The PPI rose 3.2% in November, JUST November.
Even the core PPI rose 0.4%, double the estimate. No one else is going to do it but I am going to THANK Mr. Bernanke for having the guts to almost stand up to Cramer, Paulson, Bush and the entire MSM by showing a modicum of restraint in setting rate.
I said on Tuesday that I was pleased with the smaller cut, that I was willing to consider long-term investing again thanks to Uncle Ben realizing not all rice should be cooked in a minute. Jobless claims FELL 7,000 this week and retail sales were UP 1.2% (1.8% ex autos, which we know are a disaster) so those are not the concern. The 3.2% rise in the PPI, THE LARGEST SINCE AUGUST OF 1975, needs to be the Fed’s top concern.
For all you historians, 1975 was the Fabulous Ford administration, when this country was being run by a man who had been elected by a total of 38,000 people in Michigan and decided giving out WIN buttons (Whip Inflation Now) would solve the problems of the previous administrations endless pointless foreign war that was draining our budget and alienating the rest of the world, causing political tensions that drove the price of oil to record levels. Thank goodness we’re much to smart to fall into a trap like that again, right?
You can learn all about inflation and what a scam it is to fight it by asking the working class to make sacrifices by reading my Nobel Prize Nominated (but they never got back to me) Article here. Inflation isn’t your problem, especially if you owe someone money, it is a huge problem for the lenders, who were counting on getting paid back in dollars that were going to be worth more or less a dollar and the Fed can give out free money until the cows come home but that’s not going to stop banks from RAISING rates to compensate for the long-term devaluation of the currency that a prospective borrower will be paying them back with.
What could possibly be worse for holders of SIVs and CDOs than holding a book of assets that are dropping in value by 20% over the next 5 years while the payments they receive from the borrowers (those who don’t default) are worth 10% less each year? The lenders, who the Fed essentially is there to protect, need to either keep home prices high or keep inflation low and it’s so tricky to do both that this little house of cards they build is just about ready to collapse.
So Happy New Year!
Asia had another down day with the Hang Seng dipping another 2.5% indicating more to come tomorrow. The Nikkei also hit the 2.5% rule and Europe looks like they are inclined to do the same today. I just had a funny thought that everyone has been assuming that China’s $200B Sovereign Wealth Fund will be a boost for the markets but they are out hiring top-notch investment managers and who’s to say they won’t be using that money to go short? Let’s see, oil is at an ATH, China is the swing consumer of oil, China has an SPR they can tap to mess with the prices and the $8T US energy sector is amazingly overbought. I’m pretty sure that given those tools at my disposal and $50Bn to play with that I can double it by March. Have your translator call my translator and we’ll do lunch!
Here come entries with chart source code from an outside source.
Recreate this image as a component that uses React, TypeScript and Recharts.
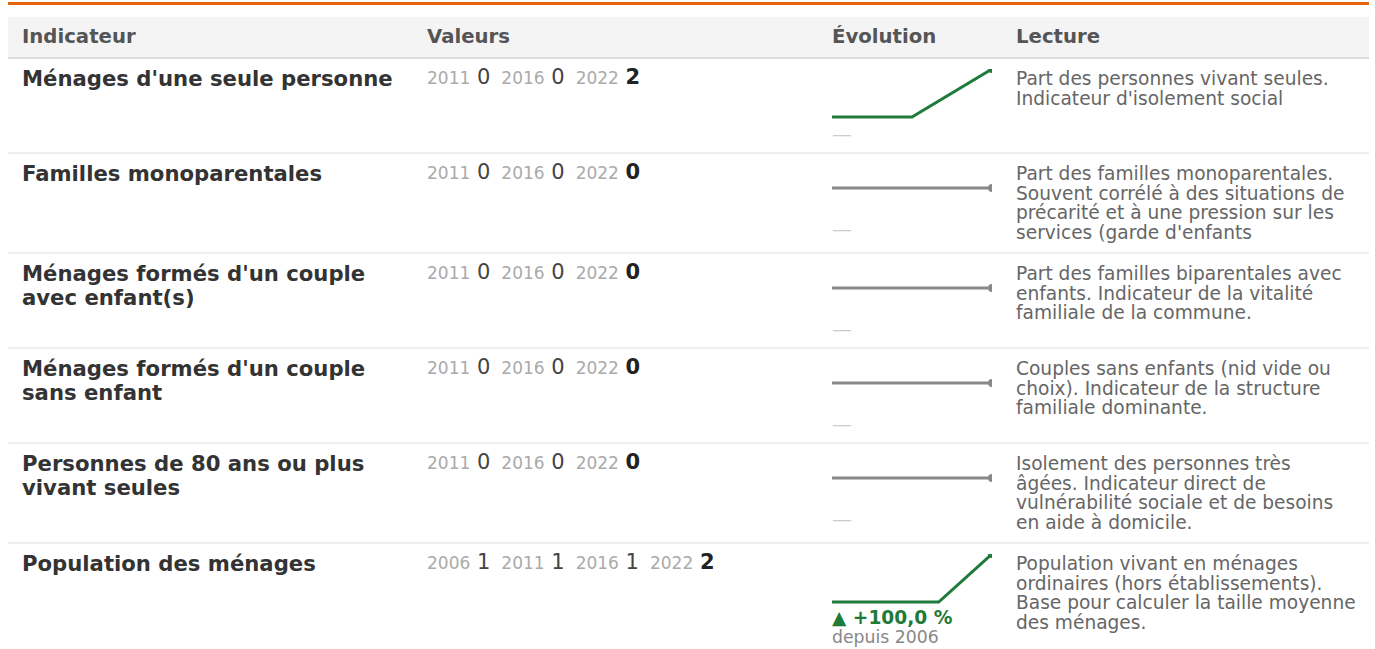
import React from "react";
import { Line, LineChart, XAxis, YAxis } from "recharts";

const indicateurs = [
  "Ménages d'une seule personne",
  "Familles monoparentales",
  "Ménages formés d'un couple avec enfant(s)",
  "Ménages formés d'un couple sans enfant",
  "Personnes de 80 ans ou plus vivant seules",
  "Population des ménages",
];

const anneesCourtes = ["2011", "2016", "2022"];
const anneesLongues = ["2006", "2011", "2016", "2022"];

const valeursSeules = [0, 0, 2];
const valeursMonoparentales = [0, 0, 0];
const valeursCoupleAvecEnfants = [0, 0, 0];
const valeursCoupleSansEnfant = [0, 0, 0];
const valeurs80Seules = [0, 0, 0];
const valeursPopulation = [1, 1, 1, 2];

const lectures = [
  "Part des personnes vivant seules. Indicateur d'isolement social",
  "Part des familles monoparentales. Souvent corrélé à des situations de précarité et à une pression sur les services (garde d'enfants",
  "Part des familles biparentales avec enfants. Indicateur de la vitalité familiale de la commune.",
  "Couples sans enfants (nid vide ou choix). Indicateur de la structure familiale dominante.",
  "Isolement des personnes très âgées. Indicateur direct de vulnérabilité sociale et de besoins en aide à domicile.",
  "Population vivant en ménages ordinaires (hors établissements). Base pour calculer la taille moyenne des ménages.",
];

const rows = [
  { years: anneesCourtes, values: valeursSeules },
  { years: anneesCourtes, values: valeursMonoparentales },
  { years: anneesCourtes, values: valeursCoupleAvecEnfants },
  { years: anneesCourtes, values: valeursCoupleSansEnfant },
  { years: anneesCourtes, values: valeurs80Seules },
  { years: anneesLongues, values: valeursPopulation },
];

const GREEN = "#1e7b3a";
const GRAY = "#888888";
const FONT = "'DejaVu Sans', sans-serif";

function Sparkline({ years, values }: { years: string[]; values: number[] }) {
  const data = years.map((y, i) => ({ year: y, value: values[i] }));
  const min = Math.min(...values);
  const max = Math.max(...values);
  const domain = min === max ? [min - 1, max + 1] : [min, max];
  const color = values[values.length - 1] > values[0] ? GREEN : GRAY;
  const last = data.length - 1;
  return (
    <LineChart
      width={160}
      height={50}
      data={data}
      margin={{ top: 0, right: 0, left: 0, bottom: 2 }}
    >
      <XAxis dataKey="year" hide />
      <YAxis hide domain={domain} />
      <Line
        type="linear"
        dataKey="value"
        stroke={color}
        strokeWidth={3}
        isAnimationActive={false}
        dot={(p: any) =>
          p.index === last ? (
            <circle key={p.index} cx={p.cx} cy={p.cy} r={4} fill={color} />
          ) : (
            <g key={p.index} />
          )
        }
        activeDot={false}
      />
    </LineChart>
  );
}

function Evolution({ years, values }: { years: string[]; values: number[] }) {
  const first = values[0];
  const last = values[values.length - 1];
  if (first === 0) {
    return (
      <div style={{ marginTop: 7, color: "#cccccc", fontSize: 20, lineHeight: "16px" }}>—</div>
    );
  }
  const pct = ((last - first) / first) * 100;
  const txt = (pct >= 0 ? "+" : "") + pct.toFixed(1).replace(".", ",") + " %";
  return (
    <div style={{ marginTop: 4 }}>
      <div style={{ color: GREEN, fontWeight: "bold", fontSize: 18.6, lineHeight: "20px" }}>
        {pct >= 0 ? "▲" : "▼"} {txt}
      </div>
      <div style={{ color: "#888", fontSize: 17.3, lineHeight: "19px" }}>depuis {years[0]}</div>
    </div>
  );
}

const th: React.CSSProperties = {
  textAlign: "left",
  padding: "10px 14px",
  fontSize: 19.7,
  fontWeight: "bold",
  color: "#555",
  lineHeight: "20px",
  borderBottom: "2px solid #dddddd",
};

const td: React.CSSProperties = {
  verticalAlign: "top",
  padding: "10px 14px",
  borderBottom: "2px solid #eeeeee",
};

export default function App() {
  return (
    <div
      style={{
        position: "absolute",
        left: 8,
        top: 2,
        width: 1361,
        fontFamily: FONT,
        borderTop: "3px solid #e8650f",
        paddingTop: 12,
      }}
    >
      <table
        style={{
          width: 1361,
          borderCollapse: "collapse",
          tableLayout: "fixed",
        }}
      >
        <colgroup>
          <col style={{ width: 405 }} />
          <col style={{ width: 405 }} />
          <col style={{ width: 184 }} />
          <col style={{ width: 367 }} />
        </colgroup>
        <thead>
          <tr style={{ background: "#f4f4f4" }}>
            <th style={th}>Indicateur</th>
            <th style={th}>Valeurs</th>
            <th style={th}>Évolution</th>
            <th style={th}>Lecture</th>
          </tr>
        </thead>
        <tbody>
          {rows.map((r, i) => (
            <tr key={i}>
              <td
                style={{
                  ...td,
                  fontWeight: "bold",
                  fontSize: 21.2,
                  color: "#333",
                  lineHeight: "24px",
                  paddingTop: 8,
                  paddingRight: 12,
                }}
              >
                {indicateurs[i]}
              </td>
              <td style={{ ...td, paddingTop: 8, fontSize: 21, lineHeight: "21px" }}>
                {r.years.map((y, j) => (
                  <span key={y} style={{ marginRight: 11, whiteSpace: "nowrap" }}>
                    <span style={{ color: "#aaaaaa", fontSize: 17 }}>{y}</span>{" "}
                    <span
                      style={{
                        color: j === r.years.length - 1 ? "#222" : "#444",
                        fontWeight: j === r.years.length - 1 ? "bold" : "normal",
                        fontSize: 21,
                      }}
                    >
                      {r.values[j]}
                    </span>
                  </span>
                ))}
              </td>
              <td style={td}>
                <Sparkline years={r.years} values={r.values} />
                <Evolution years={r.years} values={r.values} />
              </td>
              <td style={{ ...td, fontSize: 18.6, color: "#666", lineHeight: "19.5px", paddingRight: 13 }}>
                {lectures[i]}
              </td>
            </tr>
          ))}
        </tbody>
      </table>
    </div>
  );
}
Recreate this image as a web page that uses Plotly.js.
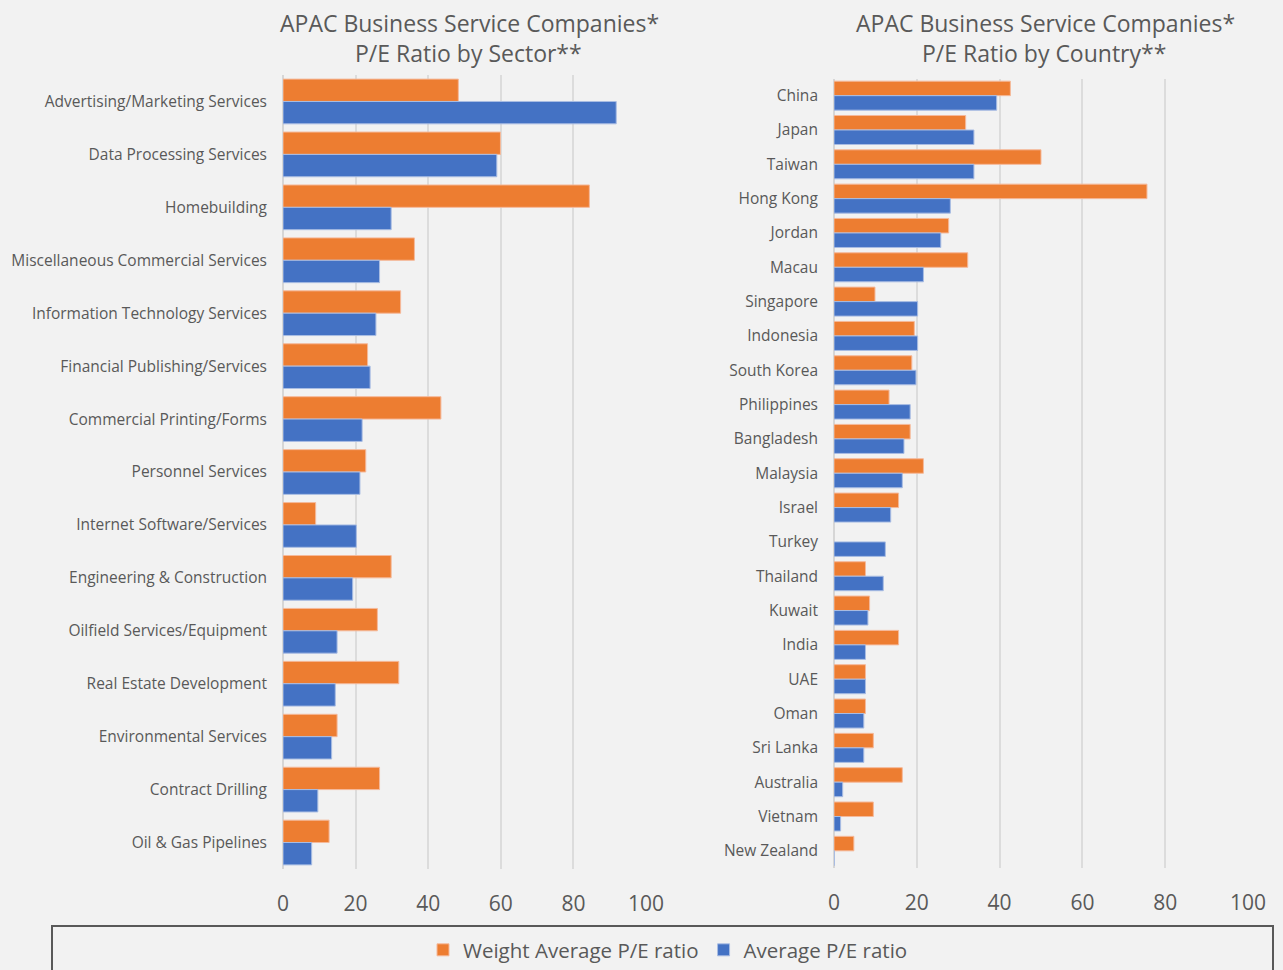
<!DOCTYPE html>
<html>
<head>
<meta charset="utf-8">
<script src="https://cdn.plot.ly/plotly-3.0.1.min.js"></script>
<style>html,body{margin:0;padding:0;background:#f2f2f2;}#chart{width:1283px;height:970px;}</style>
</head>
<body>
<div id="chart"></div>
<script>
const sectors = ["Advertising/Marketing Services","Data Processing Services","Homebuilding","Miscellaneous Commercial Services","Information Technology Services","Financial Publishing/Services","Commercial Printing/Forms","Personnel Services","Internet Software/Services","Engineering & Construction","Oilfield Services/Equipment","Real Estate Development","Environmental Services","Contract Drilling","Oil & Gas Pipelines"];
const sectorWeighted = [48.3, 59.9, 84.4, 36.2, 32.4, 23.3, 43.5, 22.8, 9.0, 29.8, 26.0, 31.9, 14.9, 26.6, 12.7];
const sectorAverage = [91.8, 58.9, 29.8, 26.6, 25.6, 24.0, 21.8, 21.2, 20.2, 19.2, 14.9, 14.4, 13.4, 9.6, 7.9];

const countries = ["China","Japan","Taiwan","Hong Kong","Jordan","Macau","Singapore","Indonesia","South Korea","Philippines","Bangladesh","Malaysia","Israel","Turkey","Thailand","Kuwait","India","UAE","Oman","Sri Lanka","Australia","Vietnam","New Zealand"];
const countryWeighted = [42.6, 31.8, 50.0, 75.6, 27.7, 32.3, 9.9, 19.4, 18.8, 13.3, 18.4, 21.6, 15.6, null, 7.6, 8.6, 15.6, 7.6, 7.6, 9.5, 16.5, 9.5, 4.8];
const countryAverage = [39.3, 33.8, 33.8, 28.1, 25.8, 21.6, 20.2, 20.2, 19.8, 18.4, 16.9, 16.5, 13.7, 12.4, 11.9, 8.2, 7.6, 7.6, 7.2, 7.2, 2.1, 1.6, 0.1];

const xTicks = [0, 20, 40, 60, 80, 100];
const seriesNames = ["Weight Average P/E ratio", "Average P/E ratio"];
const ORANGE = "#ED7D31", BLUE = "#4472C4", TXT = "#595959";
const W = 1283, H = 970;
const px = v => v / W, py = v => 1 - v / H;

const traces = [
  {type:"bar", orientation:"h", name:seriesNames[0], x:sectorWeighted, y:sectors, xaxis:"x", yaxis:"y",
   marker:{color:ORANGE, line:{color:"#f5b99a", width:1}}, legendrank:1},
  {type:"bar", orientation:"h", name:seriesNames[1], x:sectorAverage, y:sectors, xaxis:"x", yaxis:"y",
   marker:{color:BLUE, line:{color:"#a9bde3", width:1}}, legendrank:2},
  {type:"bar", orientation:"h", name:seriesNames[0], x:countryWeighted, y:countries, xaxis:"x2", yaxis:"y2",
   marker:{color:ORANGE, line:{color:"#f5b99a", width:1}}, showlegend:false},
  {type:"bar", orientation:"h", name:seriesNames[1], x:countryAverage, y:countries, xaxis:"x2", yaxis:"y2",
   marker:{color:BLUE, line:{color:"#a9bde3", width:1}}, showlegend:false}
];

const font = {family:"Open Sans, sans-serif", color:TXT};
const xCommon = {range:[0,100], tickvals:xTicks, ticktext:xTicks.map(String), showgrid:true, gridcolor:"#dcdcdc", gridwidth:1.5,
  zeroline:true, zerolinecolor:"#d6d6d6", zerolinewidth:1.5, showline:false, ticks:"", ticklabelstandoff:20,
  tickfont:{family:font.family, size:21, color:TXT}, fixedrange:true};
const yCommon = {type:"category", autorange:"reversed", showgrid:false, zeroline:false, showline:false, ticks:"",
  ticklabelstandoff:15, tickfont:{family:font.family, size:15.5, color:TXT}, fixedrange:true};

const layout = {
  width:W, height:H, margin:{l:0, r:0, t:0, b:0, autoexpand:false},
  paper_bgcolor:"#f2f2f2", plot_bgcolor:"#f2f2f2", font:font,
  barmode:"group", bargap:0.155, bargroupgap:0,
  showlegend:true,
  legend:{orientation:"h", x:px(668), xanchor:"center", y:py(950), yanchor:"middle",
    font:{family:font.family, size:20.5, color:TXT}, bgcolor:"rgba(0,0,0,0)", traceorder:"normal", itemwidth:30},
  xaxis:Object.assign({}, xCommon, {domain:[px(283), px(646)], anchor:"y"}),
  yaxis:Object.assign({}, yCommon, {domain:[py(869), py(75)], anchor:"x"}),
  xaxis2:Object.assign({}, xCommon, {domain:[px(834), px(1248)], anchor:"y2"}),
  yaxis2:Object.assign({}, yCommon, {domain:[py(868), py(78.5)], anchor:"x2"}),
  shapes:[{type:"rect", xref:"paper", yref:"paper", x0:px(52), x1:px(1273), y0:py(926), y1:py(1000),
    line:{color:"#595959", width:2}, fillcolor:"rgba(0,0,0,0)"}],
  annotations:[
    {text:"APAC Business Service Companies*", x:px(469), y:py(23), xref:"paper", yref:"paper", showarrow:false, xanchor:"center", yanchor:"middle", font:{family:font.family, size:23, color:TXT}},
    {text:"P/E Ratio by Sector**", x:px(468), y:py(53), xref:"paper", yref:"paper", showarrow:false, xanchor:"center", yanchor:"middle", font:{family:font.family, size:23, color:TXT}},
    {text:"APAC Business Service Companies*", x:px(1045), y:py(23), xref:"paper", yref:"paper", showarrow:false, xanchor:"center", yanchor:"middle", font:{family:font.family, size:23, color:TXT}},
    {text:"P/E Ratio by Country**", x:px(1044), y:py(53), xref:"paper", yref:"paper", showarrow:false, xanchor:"center", yanchor:"middle", font:{family:font.family, size:23, color:TXT}}
  ]
};

Plotly.newPlot("chart", traces, layout, {displayModeBar:false, responsive:false});
</script>
</body>
</html>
Yesterday, at 12:47, I said to members: "Here’s the 20% bounce off yesterday’s drop - Hyper critical failure if we break here, which is conveniently just under 13,500. Nas 2,675 keeps popping up as an inflection point as does S&P 1,485. Right now the energy patch is holding up the whole market so if XOM does go you’d better damn well be covered elsewhere because this could go fast!"
Then, at 3:16, with the market at the absolute low of the day, I said: "I’m not even going to talk to people who aren’t taking some puts off the table into this fall, especially if you just recovered from getting burned in the morning! Don’t be greedy, take a little profit on the way down when the mo slows, not when it reverses. XXX"
Where did we finish for the day? Up 150 points from my low call, right back at the levels I set at 12:47. See, this stuff isn’t hard, you just have to know what to look for… We were also looking to break those levels at the close or we expected another day of pain and, so far, the pre-markets are predicting a world of hurt for the markets but now we’ll be watching the top of my trading range at 13,300 to see if we’re going to slip back in there (probably testing the bottom again if that’s the case) or if we have really established a better consolidation point for the balance of the year.
The same way we cash out our calls yesterday at the top, we should be ready to cash out our puts at the bottom if we find one so let’s go into the session without prejudice as I think the Fed did exactly what they needed to do to keep the economy on track, whether Kudlow and Company like it or not.